Closed tedsuo closed 4 years ago
Overall looks good to me.
FYI I have updated this proposal based on feedback. Rather than adding additional status codes to represent user overrides, we add a user_override
boolean which indicated that the end user has confirmed that the status code is correct. The expected behavior is that the status code on the span should take precedence over any further analysis.
Please let me know if this solves our remaining issues with error reporting.
Also, we will be discussing this proposal at the Errors Working Group tomorrow (thursday) at 8am Pacific. Please join if you can make it.
Details: https://docs.google.com/document/d/1HgUI69rBridFzCXxXuTjQrkG6jb-YcFQnZjPcyBcK1U/
I beg your pardon. Do you I read the current proposal correctly, that all it does is adding new error_override
flag to Span? I don't see how this solves any problem we tried to address.
It does not address open-telemetry/opentelemetry-specification#706. It does not address motivational part of #134 . It does not address part of its own motivation:
However, there is confusion over the mapping of semantic conventions to status codes, and concern over the subjective nature of errors. Which network failures count as an error? Are 404s an error? The answer is often dependent on the situation, but without even a baseline of suggested status codes for each convention, the instrumentation author is placed under the heavy burden of making the decision. Worse, the decisions will not be in sync across different instrumentation packages.

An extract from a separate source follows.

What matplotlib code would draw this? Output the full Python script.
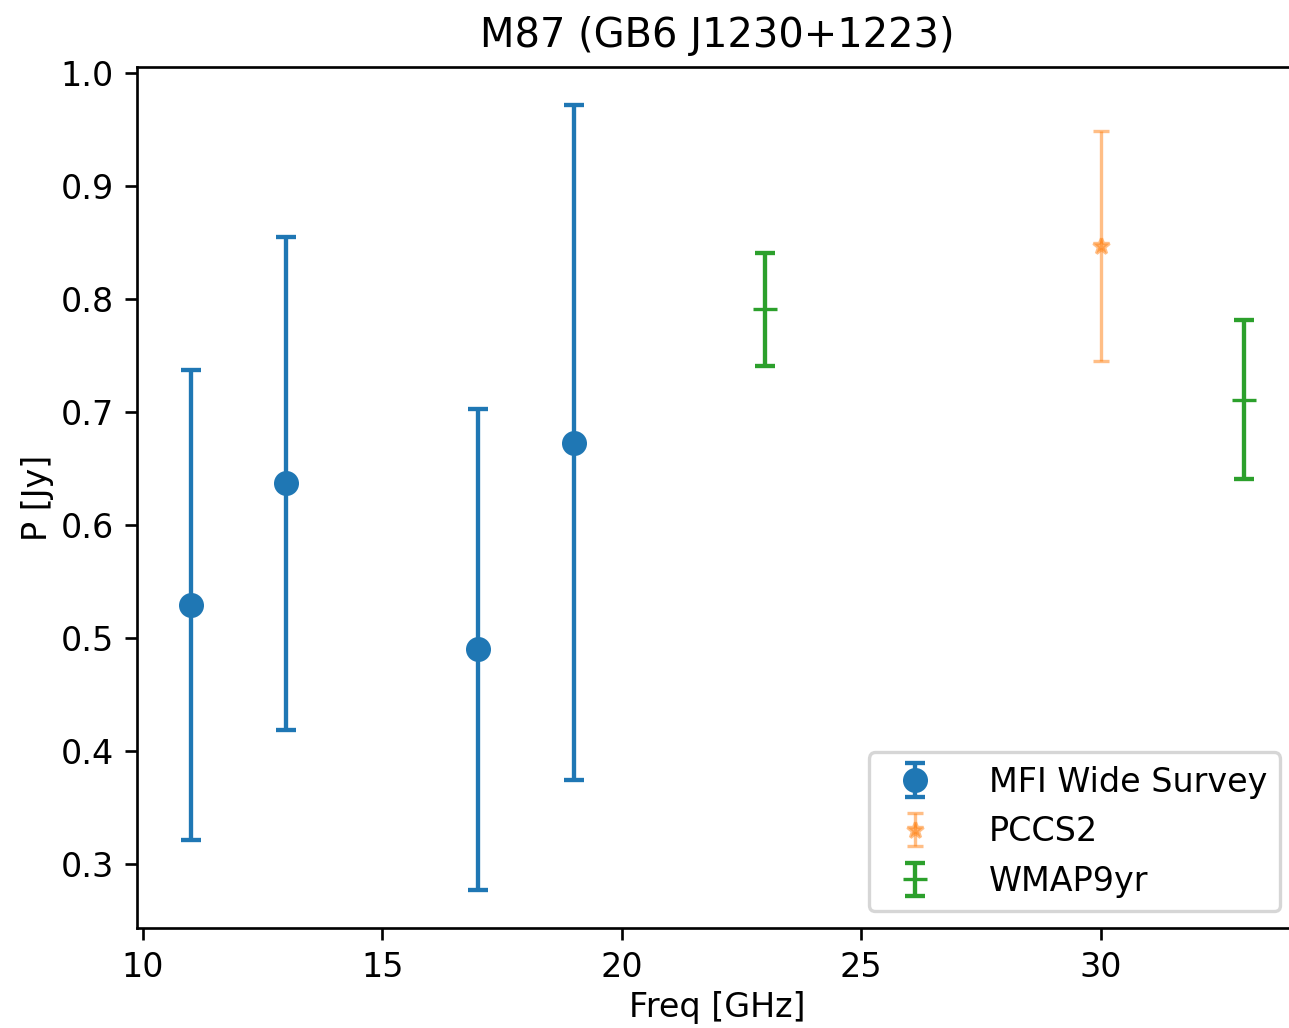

I think the initial suggestion of this OTEP of reducing/renaming the enum of Span.Status
made sense. Current form does not.
Ok, third draft is now available. This draft splits the difference between the first and second draft.
Changes:
Thank you all who have been contributing feedback! I am hopeful that this is the final iteration.

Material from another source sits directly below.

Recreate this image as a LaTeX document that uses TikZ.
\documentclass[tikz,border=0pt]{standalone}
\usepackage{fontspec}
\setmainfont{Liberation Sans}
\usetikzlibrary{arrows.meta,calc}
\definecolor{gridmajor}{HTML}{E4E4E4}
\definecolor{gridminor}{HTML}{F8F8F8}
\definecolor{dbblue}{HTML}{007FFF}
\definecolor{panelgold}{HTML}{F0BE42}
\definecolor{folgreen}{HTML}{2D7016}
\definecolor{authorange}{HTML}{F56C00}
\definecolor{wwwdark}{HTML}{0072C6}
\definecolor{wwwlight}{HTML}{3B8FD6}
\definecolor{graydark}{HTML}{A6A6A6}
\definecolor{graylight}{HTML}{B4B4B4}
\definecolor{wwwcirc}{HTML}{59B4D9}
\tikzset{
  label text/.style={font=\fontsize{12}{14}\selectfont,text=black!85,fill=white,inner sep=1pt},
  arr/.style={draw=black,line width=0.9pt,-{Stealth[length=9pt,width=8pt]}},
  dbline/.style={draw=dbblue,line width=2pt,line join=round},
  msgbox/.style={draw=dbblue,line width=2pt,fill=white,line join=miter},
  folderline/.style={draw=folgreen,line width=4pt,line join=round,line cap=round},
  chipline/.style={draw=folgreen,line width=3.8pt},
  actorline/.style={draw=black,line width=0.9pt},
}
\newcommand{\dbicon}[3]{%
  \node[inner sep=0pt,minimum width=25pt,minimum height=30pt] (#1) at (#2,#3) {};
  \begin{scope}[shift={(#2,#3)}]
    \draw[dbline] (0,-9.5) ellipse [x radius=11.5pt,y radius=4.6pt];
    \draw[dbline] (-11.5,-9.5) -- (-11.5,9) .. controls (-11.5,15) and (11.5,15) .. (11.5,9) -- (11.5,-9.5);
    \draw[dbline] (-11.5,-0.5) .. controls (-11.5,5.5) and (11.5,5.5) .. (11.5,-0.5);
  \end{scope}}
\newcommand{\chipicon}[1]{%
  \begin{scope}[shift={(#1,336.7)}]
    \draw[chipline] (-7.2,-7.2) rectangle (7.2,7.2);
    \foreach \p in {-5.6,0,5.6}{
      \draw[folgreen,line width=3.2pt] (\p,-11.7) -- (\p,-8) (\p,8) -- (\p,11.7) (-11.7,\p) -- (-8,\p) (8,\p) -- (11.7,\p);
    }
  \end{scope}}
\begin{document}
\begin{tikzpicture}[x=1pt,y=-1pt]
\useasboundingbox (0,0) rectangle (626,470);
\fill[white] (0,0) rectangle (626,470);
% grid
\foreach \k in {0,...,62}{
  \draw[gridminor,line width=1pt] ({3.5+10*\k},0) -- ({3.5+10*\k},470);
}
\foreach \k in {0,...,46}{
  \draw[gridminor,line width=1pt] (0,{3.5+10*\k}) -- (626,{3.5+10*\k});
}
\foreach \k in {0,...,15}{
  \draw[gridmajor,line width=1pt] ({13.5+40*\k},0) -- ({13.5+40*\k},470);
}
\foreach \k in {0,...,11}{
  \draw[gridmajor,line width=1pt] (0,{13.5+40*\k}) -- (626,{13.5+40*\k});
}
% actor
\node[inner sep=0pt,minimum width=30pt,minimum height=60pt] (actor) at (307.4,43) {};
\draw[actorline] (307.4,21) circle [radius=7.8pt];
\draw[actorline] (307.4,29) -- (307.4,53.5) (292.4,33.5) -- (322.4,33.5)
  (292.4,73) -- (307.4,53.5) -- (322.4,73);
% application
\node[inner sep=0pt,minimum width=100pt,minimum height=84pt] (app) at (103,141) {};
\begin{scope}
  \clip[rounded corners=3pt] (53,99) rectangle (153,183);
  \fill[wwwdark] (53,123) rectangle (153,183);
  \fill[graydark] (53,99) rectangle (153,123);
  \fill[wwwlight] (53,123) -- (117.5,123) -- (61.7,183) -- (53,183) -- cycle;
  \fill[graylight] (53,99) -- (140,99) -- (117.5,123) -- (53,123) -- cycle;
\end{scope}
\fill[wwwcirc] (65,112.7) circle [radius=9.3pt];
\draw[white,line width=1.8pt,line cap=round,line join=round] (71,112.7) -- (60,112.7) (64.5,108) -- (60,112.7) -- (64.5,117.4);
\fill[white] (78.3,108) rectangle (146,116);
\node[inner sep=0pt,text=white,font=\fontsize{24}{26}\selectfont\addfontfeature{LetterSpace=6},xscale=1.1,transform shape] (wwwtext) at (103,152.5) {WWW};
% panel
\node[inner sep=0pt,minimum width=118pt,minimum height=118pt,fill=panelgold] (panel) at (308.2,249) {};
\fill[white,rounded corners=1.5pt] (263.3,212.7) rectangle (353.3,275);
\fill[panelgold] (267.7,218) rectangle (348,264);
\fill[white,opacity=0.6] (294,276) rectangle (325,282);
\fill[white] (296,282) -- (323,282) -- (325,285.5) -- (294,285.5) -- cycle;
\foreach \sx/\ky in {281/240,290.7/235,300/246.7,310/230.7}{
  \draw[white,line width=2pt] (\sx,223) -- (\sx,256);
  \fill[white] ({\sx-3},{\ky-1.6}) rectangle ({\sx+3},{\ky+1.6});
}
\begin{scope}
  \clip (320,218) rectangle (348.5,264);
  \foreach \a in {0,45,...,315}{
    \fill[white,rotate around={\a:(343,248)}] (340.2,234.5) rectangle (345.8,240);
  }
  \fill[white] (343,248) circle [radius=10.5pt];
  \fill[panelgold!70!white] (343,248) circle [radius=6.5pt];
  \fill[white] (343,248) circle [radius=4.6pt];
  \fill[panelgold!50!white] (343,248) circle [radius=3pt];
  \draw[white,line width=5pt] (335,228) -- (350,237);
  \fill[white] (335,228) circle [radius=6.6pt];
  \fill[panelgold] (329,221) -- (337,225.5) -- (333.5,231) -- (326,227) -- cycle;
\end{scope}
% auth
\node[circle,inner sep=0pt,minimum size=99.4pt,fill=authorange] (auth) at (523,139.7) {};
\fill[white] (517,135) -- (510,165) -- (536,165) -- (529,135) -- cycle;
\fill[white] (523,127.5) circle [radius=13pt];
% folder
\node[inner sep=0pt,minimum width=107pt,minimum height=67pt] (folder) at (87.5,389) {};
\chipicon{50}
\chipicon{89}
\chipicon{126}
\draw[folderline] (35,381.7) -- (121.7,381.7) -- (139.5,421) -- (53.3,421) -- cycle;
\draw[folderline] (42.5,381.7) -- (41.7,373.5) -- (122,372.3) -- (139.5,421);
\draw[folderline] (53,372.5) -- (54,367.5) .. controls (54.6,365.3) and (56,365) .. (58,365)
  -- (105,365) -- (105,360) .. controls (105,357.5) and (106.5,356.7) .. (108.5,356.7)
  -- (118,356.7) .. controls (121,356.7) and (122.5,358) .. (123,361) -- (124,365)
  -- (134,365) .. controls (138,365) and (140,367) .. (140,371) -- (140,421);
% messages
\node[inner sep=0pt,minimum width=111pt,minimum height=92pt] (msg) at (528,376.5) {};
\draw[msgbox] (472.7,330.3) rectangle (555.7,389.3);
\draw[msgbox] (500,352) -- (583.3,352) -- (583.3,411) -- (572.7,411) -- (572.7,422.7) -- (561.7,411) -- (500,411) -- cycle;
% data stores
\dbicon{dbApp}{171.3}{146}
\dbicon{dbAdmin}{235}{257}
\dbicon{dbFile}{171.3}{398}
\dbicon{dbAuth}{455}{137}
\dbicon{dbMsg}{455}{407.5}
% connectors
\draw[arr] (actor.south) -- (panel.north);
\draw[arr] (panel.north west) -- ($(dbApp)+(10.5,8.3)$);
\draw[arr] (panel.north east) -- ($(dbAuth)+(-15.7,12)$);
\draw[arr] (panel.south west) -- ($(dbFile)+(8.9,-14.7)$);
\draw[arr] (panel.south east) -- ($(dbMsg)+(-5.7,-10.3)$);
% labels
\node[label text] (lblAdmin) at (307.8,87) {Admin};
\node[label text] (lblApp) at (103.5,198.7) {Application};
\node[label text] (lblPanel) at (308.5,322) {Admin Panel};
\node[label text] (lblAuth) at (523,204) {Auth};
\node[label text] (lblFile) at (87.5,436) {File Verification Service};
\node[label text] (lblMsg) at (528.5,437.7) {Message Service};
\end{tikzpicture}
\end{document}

@tedsuo please fix markdownlint errors.
Thanks @arminru. I adjusted the language to clarify the points you raised. Is this good enough to merge?

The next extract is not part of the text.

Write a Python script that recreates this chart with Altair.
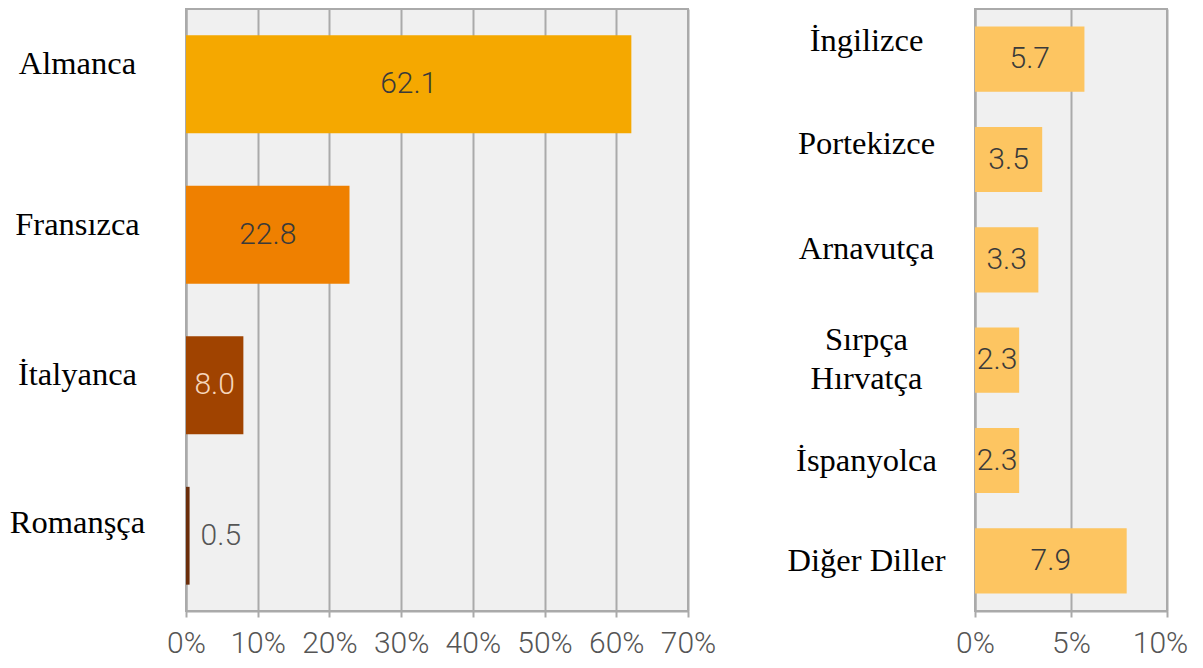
import altair as alt
import pandas as pd

# ---- data ----
left_langs = ["Almanca", "Fransızca", "İtalyanca", "Romanşça"]
left_vals = [62.1, 22.8, 8.0, 0.5]
left_colors = ["#f5a800", "#ef8000", "#a04300", "#6b2e0b"]
left_ticks = [0, 10, 20, 30, 40, 50, 60, 70]

right_langs = ["İngilizce", "Portekizce", "Arnavutça", "Sırpça\nHırvatça", "İspanyolca", "Diğer Diller"]
right_vals = [5.7, 3.5, 3.3, 2.3, 2.3, 7.9]
right_color = "#fdc561"
right_ticks = [0, 5, 10]

left_df = pd.DataFrame({"lang": left_langs, "val": left_vals})
right_df = pd.DataFrame({"lang": right_langs, "val": right_vals})

GRID = "#aaaaaa"
SERIF = "Liberation Serif"
SANS = "Roboto"


def x_axis(ticks, offset=0):
    return alt.Axis(
        values=ticks, title=None, labelExpr="datum.value + '%'",
        grid=True, gridColor=GRID, gridWidth=2,
        domain=True, domainColor=GRID, domainWidth=2,
        ticks=True, tickColor=GRID, tickWidth=2, tickSize=6,
        labelFont=SANS, labelFontSize=30, labelFontWeight=300, labelColor="#555555",
        labelPadding=11, labelFlush=False, labelOverlap=False, labelOffset=offset,
    )


def y_axis(offset):
    return alt.Axis(
        title=None, ticks=False, grid=False,
        domain=True, domainColor=GRID, domainWidth=2,
        labelAlign="center", labelBaseline="middle", labelPadding=109,
        labelOffset=offset, labelFont=SERIF, labelFontSize=32.5,
        labelColor="black", labelLimit=0, labelLineHeight=39,
        labelExpr="split(datum.label, '\\n')",
    )


def offsets(pairs, default):
    return {
        "condition": [{"test": f"datum.value == '{k}'", "value": v} for k, v in pairs],
        "value": default,
    }


band = alt.Scale(paddingInner=0.35, paddingOuter=0.175)
H = 602

# ---- left panel ----
xl_scale = alt.Scale(domain=[0, 70], nice=False)
left_yoff = offsets([("Almanca", -20), ("Fransızca", -9.5), ("İtalyanca", -10.5)], -12.5)
XL = lambda f: alt.X(f, scale=xl_scale, axis=x_axis(left_ticks))
YL = alt.Y("lang:N", sort=left_langs, scale=band, axis=y_axis(left_yoff))

left_bars = alt.Chart(left_df).mark_bar().encode(
    x=XL("val:Q"),
    y=YL,
    color=alt.Color("lang:N", scale=alt.Scale(domain=left_langs, range=left_colors), legend=None),
)
left_in = alt.Chart(left_df).transform_filter("datum.val >= 1").transform_calculate(
    mid="datum.val / 2"
).mark_text(font=SANS, fontSize=30, fontWeight=300, align="center", baseline="middle").encode(
    x=XL("mid:Q"),
    y=YL,
    text=alt.Text("val:Q", format=".1f"),
    color=alt.condition("datum.lang == 'İtalyanca'", alt.value("#f6d6bb"), alt.value("#3a3a3a")),
)
left_out = alt.Chart(left_df).transform_filter("datum.val < 1").mark_text(
    font=SANS, fontSize=30, fontWeight=300, align="left", baseline="middle", dx=11, color="#555555"
).encode(
    x=XL("val:Q"),
    y=YL,
    text=alt.Text("val:Q", format=".1f"),
)
left = alt.layer(left_bars, left_in, left_out).properties(width=502, height=H)

# ---- right panel ----
xr_scale = alt.Scale(domain=[0, 10], nice=False)
right_yoff = offsets([("İngilizce", -18.5), ("Portekizce", -15.5), ("Arnavutça", -11),
                      ("Sırpça\\nHırvatça", -20)], 0)
right_xoff = {"condition": {"test": "datum.value == 10", "value": -7}, "value": 0}
XR = lambda f: alt.X(f, scale=xr_scale, axis=x_axis(right_ticks, right_xoff))
YR = alt.Y("lang:N", sort=right_langs, scale=band, axis=y_axis(right_yoff))

right_bars = alt.Chart(right_df).mark_bar(color=right_color).encode(
    x=XR("val:Q"),
    y=YR,
)
right_in = alt.Chart(right_df).transform_calculate(
    mid="datum.val / 2"
).mark_text(font=SANS, fontSize=30, fontWeight=300, align="center", baseline="middle", color="#3a3a3a").encode(
    x=XR("mid:Q"),
    y=YR,
    text=alt.Text("val:Q", format=".1f"),
)
right = alt.layer(right_bars, right_in).properties(width=192, height=H)

chart = alt.hconcat(left, right, spacing=69).properties(
    padding={"left": 0, "top": 0, "right": 0, "bottom": 0}
).configure_view(fill="#f0f0f0", stroke=GRID, strokeWidth=2)

chart.save("out.html", embed_options={"renderer": "svg", "actions": False})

Merging this as we have enough votes and don't want to decrease the velocity - and as @arminru said, we will iron out the actual details in the Specification.
cc @bogdandrutu
@carlosalberto not that I am totally against this (I would probably request changes in that case) but as mentioned multiple times, we cannot use the velocity argument to merge changes before GA because that may cost us a lot in the future if we merge half baked changes now to rush things.
@bogdandrutu Oh, definitely. I merged cause this is 'merely' an OTEP, but let's definitely find full agreement when the actual changes hit the Specification (as long as they take).
@bogdandrutu: I agree, but to be clear, this was merged because it had more than enough votes, was open for an acceptable amount of time, and there were no further objections.
This proposal attempts to address error handling while making the least number of breaking changes to our current system. It retains SpanStatus. Other proposals we essentially reinventing it, only in a way that would introduce a number of breaking changes. It allows current instrumentation to continue to work as-is, while providing guidance to instrumentation authors. It includes a way to differentiate between the default errors provided by instrumentation and intentional error flagging provided by the end user.
If accepted, this proposal would replace OTEP #134, and addresses issues #559 and #706.